La modifica della norma sullo ius variandi (articolo 2103 c.c., come novellato dal D.Lgs. n. 81 del 2015) ha inevitabili ricadute anche sull’obbligo di repêchage che, proprio in virtù delle nuove disposizioni, risulta sicuramente dilatato sia in senso orizzontale che verticale, dovendo tale obbligo avere, come parametro di riferimento, non solo tutte le mansioni riferibili al livello di inquadramento del dipendente ma anche quelle di livello inferiore.

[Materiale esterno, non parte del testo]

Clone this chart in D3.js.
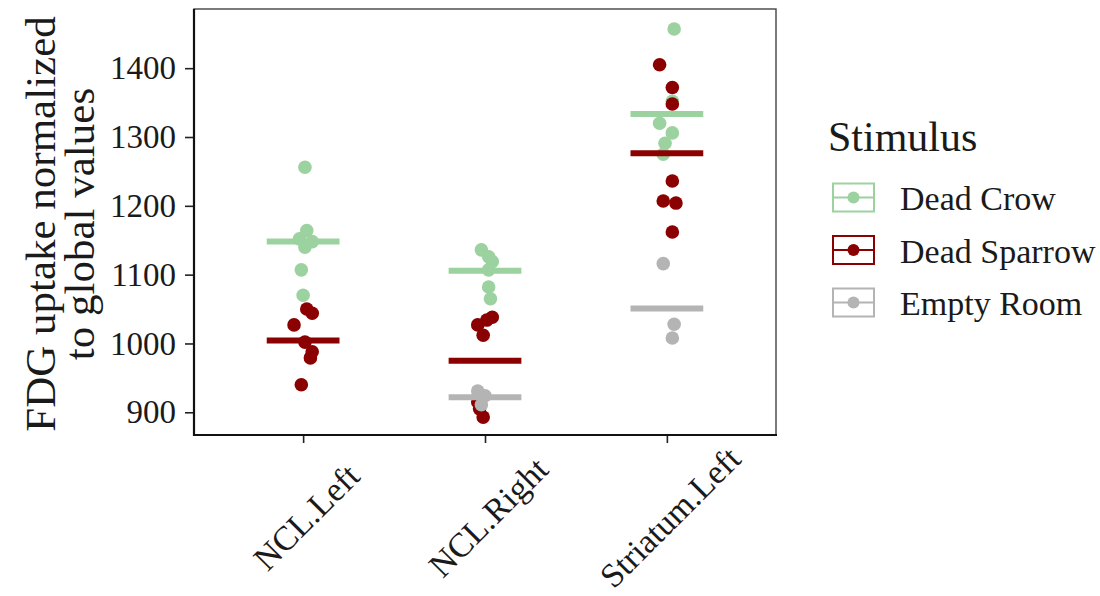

Sino all’entrata in vigore del citato decreto, l’orientamento giurisprudenziale in tema di repêchage in caso di licenziamento per giustificato motivo oggettivo è stato condizionato dal principio dell’equivalenza ex art. 2103 c.c. e, in un certo senso, “imbrigliato” dall’inderogabilità delle disposizioni ivi contenute (la nullità dei patti contrari) e, quindi, dal limite legale posto dal rispetto del bagaglio professionale del prestatore. Su tale limite, ritenuto invalicabile, si era quindi fondato il prevalente indirizzo giurisprudenziale che riteneva ammissibile l’obbligo di ricollocamento del lavoratore solo con riferimento in posizioni di lavoro equivalenti (in tal senso, ex multis: Cass. 12.2.2014, n. 3224, in NGL, 2014, 522; Cass. 8.11.2013 n. 25197, in LG, 2014, 181; Cass., 1.8.2013, n. 18416, in Mass. giur. lav., 2014, 1/2, 35. Cass., 23.6.2005, n. 13468, in Orient. giur. lav., 2005, 647).